How do cancellation policies differ? Both platforms offer hosts multiple tiers of cancellation flexibility; guests can often find cabins with full refunds up to five days before arrival on either. Compare policies on specific listings before committing if there's any chance your plans will change.
Is Airbnb or VRBO better for large groups? VRBO. The platform's architecture is built around spacious full-property rentals, and the listing detail — floor plans, room counts, maximum occupancy — makes it easier to verify whether a cabin actually fits twelve people or just technically sleeps twelve.
The Practical Verdict
For traditional cabin rentals — log construction, mountain setting, families or groups of four or more — VRBO is the stronger default. Lower fees, full-property inventory, and better presentation of the amenity details that matter for a cabin stay.
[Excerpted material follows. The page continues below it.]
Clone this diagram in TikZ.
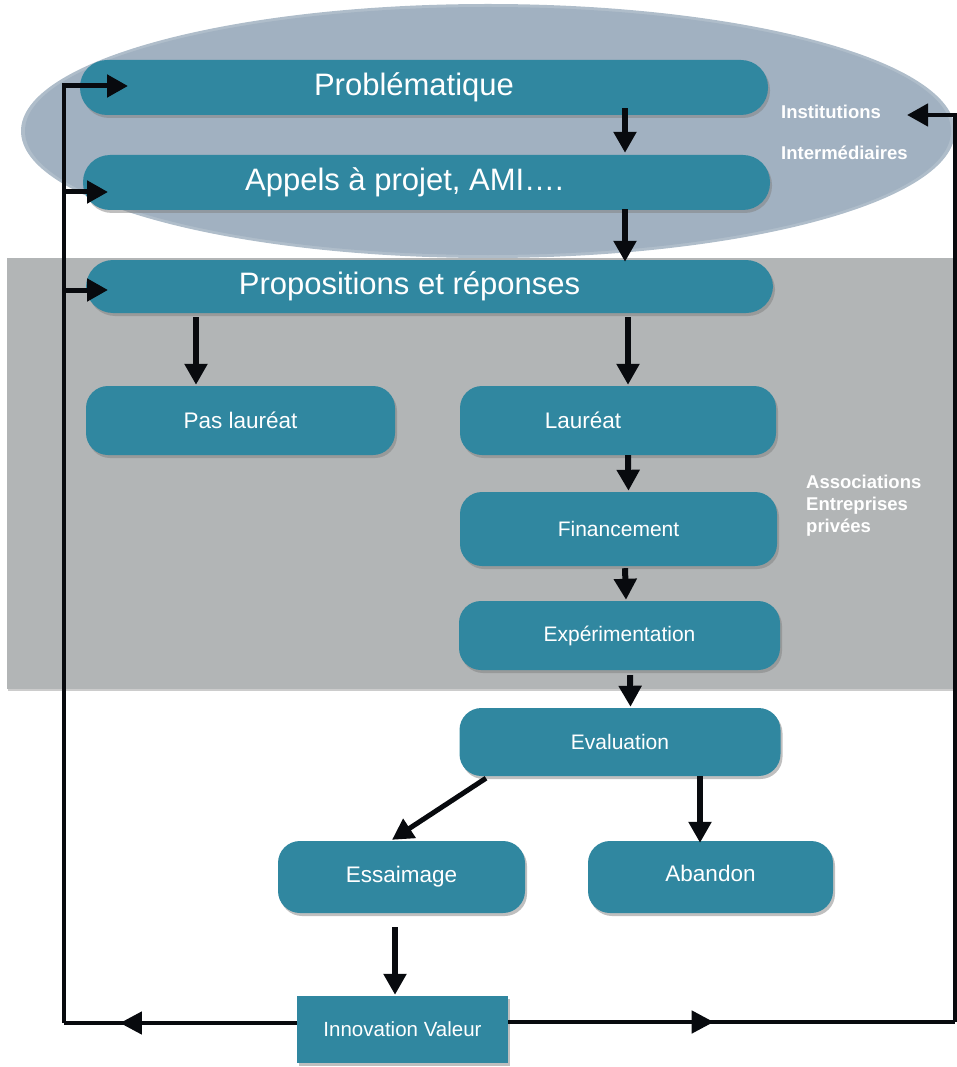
\documentclass[tikz,border=0pt]{standalone}
\usepackage{fontspec}
\setmainfont{Liberation Sans}
\usetikzlibrary{arrows.meta,shadows,decorations.markings}
\definecolor{teal}{RGB}{48,135,160}
\definecolor{ellip}{RGB}{161,177,193}
\definecolor{grayzone}{RGB}{178,181,182}
\definecolor{arr}{RGB}{8,10,14}
\tikzset{
  box/.style={draw=none, fill=teal, rounded corners=#1, inner sep=0pt, text=white,
    drop shadow={opacity=0.5, shadow xshift=2pt, shadow yshift=-3pt}},
  box/.default=22pt,
  bigtxt/.style={font=\fontsize{31}{35}\selectfont},
  midtxt/.style={font=\fontsize{21}{25}\selectfont},
  mid2txt/.style={font=\fontsize{22.5}{26}\selectfont},
  sidetxt/.style={font=\bfseries\fontsize{18.5}{23}\selectfont, text=white, align=left, anchor=west, inner sep=0pt},
  flow/.style={draw=arr, line width=6pt, -{Triangle[width=22pt,length=21pt]}},
  loopline/.style={draw=arr, line width=4.5pt},
  midarrow/.style={postaction={decorate}, decoration={markings, mark=at position #1 with {\arrow[arr]{Triangle[width=22pt,length=22pt]}}}},
}
\begin{document}
\begin{tikzpicture}[x=1pt,y=-1pt]
\useasboundingbox (0,0) rectangle (957,1067);
% background zones
\fill[ellip!85!white] (488,131) ellipse [x radius=467, y radius=127];
\fill[ellip] (488,131) ellipse [x radius=463, y radius=124];
\fill[grayzone, drop shadow={opacity=0.4, shadow xshift=1pt, shadow yshift=-2pt}] (7,258) rectangle (953,689);

% nodes
\node[box=27pt, bigtxt, minimum width=688pt, minimum height=55pt] (prob) at (424,87.5) {\hspace*{-20pt}Problématique};
\node[box=27pt, bigtxt, minimum width=687pt, minimum height=55pt] (appels) at (426.5,182.5) {\hspace*{-44pt}Appels à projet, AMI….};
\node[box=27pt, bigtxt, minimum width=687pt, minimum height=53pt] (props) at (429.5,286.5) {\hspace*{-40pt}Propositions et réponses};
\node[box, mid2txt, minimum width=309pt, minimum height=69pt] (pas) at (240.5,420.5) {Pas lauréat};
\node[box, mid2txt, minimum width=316pt, minimum height=69pt] (laur) at (618,420.5) {\hspace*{-70pt}Lauréat};
\node[box, midtxt, minimum width=317pt, minimum height=74pt] (fin) at (618.5,529) {Financement};
\node[box, midtxt, minimum width=321pt, minimum height=69pt] (exp) at (619.5,635.5) {Expérimentation};
\node[box, midtxt, minimum width=321pt, minimum height=68pt] (eval) at (620,742) {Evaluation};
\node[box, mid2txt, minimum width=247pt, minimum height=72pt] (ess) at (401.5,877) {Essaimage};
\node[box, mid2txt, minimum width=245pt, minimum height=72pt] (aban) at (710.5,877) {\raisebox{7pt}{Abandon}};
\node[box=0pt, font=\fontsize{20.5}{24}\selectfont, minimum width=211pt, minimum height=67pt] (inno) at (402.5,1029.5) {Innovation Valeur};

% side labels
\node[sidetxt] (inst) at (781,112) {Institutions};
\node[sidetxt] (inter) at (781,153) {Intermédiaires};
\node[sidetxt] (assoc) at (806,506) {Associations\\[-1pt]Entreprises\\[-1pt]privées};

% flow arrows
\draw[flow] ([xshift=201pt,yshift=7pt]prob.south) -- ([xshift=198.5pt,yshift=2pt]appels.north);
\draw[flow] ([xshift=198.5pt,yshift=1pt]appels.south) -- ([xshift=195.5pt,yshift=-2pt]props.north);
\draw[flow] ([xshift=-233.5pt,yshift=-4pt]props.south) -- ([xshift=-44.5pt,yshift=1pt]pas.north);
\draw[flow] ([xshift=198.5pt,yshift=-4pt]props.south) -- ([xshift=10pt,yshift=1pt]laur.north);
\draw[flow] ([xshift=10pt]laur.south) -- ([xshift=10pt,yshift=1pt]fin.north);
\draw[flow] ([xshift=6.5pt,yshift=-2pt]fin.south) -- ([xshift=6.5pt,yshift=1pt]exp.north);
\draw[flow] ([xshift=10.5pt,yshift=-5pt]exp.south) -- ([xshift=10.5pt,yshift=1pt]eval.north);
\draw[flow, line width=5pt] ([xshift=-134pt,yshift=-2pt]eval.south) -- ([xshift=-9.5pt,yshift=1pt]ess.north);
\draw[flow] ([xshift=80pt]eval.south) -- ([xshift=-10.5pt,yshift=-2pt]aban.north);
\draw[flow] ([xshift=-6.5pt,yshift=-14pt]ess.south) -- ([xshift=-7.5pt,yshift=1pt]inno.north);

% feedback loops
\coordinate (bl) at (64,1023);
\coordinate (tl) at (64,86);
\coordinate (bl2) at (64,192);
\coordinate (bl3) at (64,290);
\coordinate (tipP) at (128,86);
\coordinate (tipA) at (108,192);
\coordinate (tipR) at (108,290);
\coordinate (br) at (955,1022);
\coordinate (tr) at (955,115);
\coordinate (tipI) at (907,115);
\draw[loopline, midarrow=0.76] (inno.west |- bl) -- (bl);
\draw[loopline] (bl) -- (tl);
\draw[flow, line width=5pt] ([xshift=-2pt]tl) -- (tipP);
\draw[flow, line width=5pt] (bl2) -- (tipA);
\draw[flow, line width=5pt] (bl3) -- (tipR);
\draw[loopline, midarrow=0.46] (inno.east |- br) -- (br);
\draw[loopline] (br) -- ([yshift=-2pt]tr);
\draw[flow, line width=4.5pt] ([xshift=2pt]tr) -- (tipI);
\end{tikzpicture}
\end{document}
Expedia's cabin search pulls from overlapping inventory and is worth a parallel check if VRBO's availability is thin for your specific dates.
For unique or unconventional experiences, shorter stays, solo or couple travel, or situations where cancellation flexibility is non-negotiable, Airbnb earns its place. Use them as complements, not competitors.
Before booking anything: screenshot the full price breakdown — nightly rate, cleaning fee, service fee, taxes — on both platforms. Prices shift. Fees update. The cabin that looks $40 cheaper on one platform sometimes reverses at checkout. Comparing identical Smoky Mountains properties across both platforms takes ten minutes and can save you more than dinner in Gatlinburg.
The best platform is whichever one has the right cabin, at the right price, with a cancellation policy that matches your risk tolerance.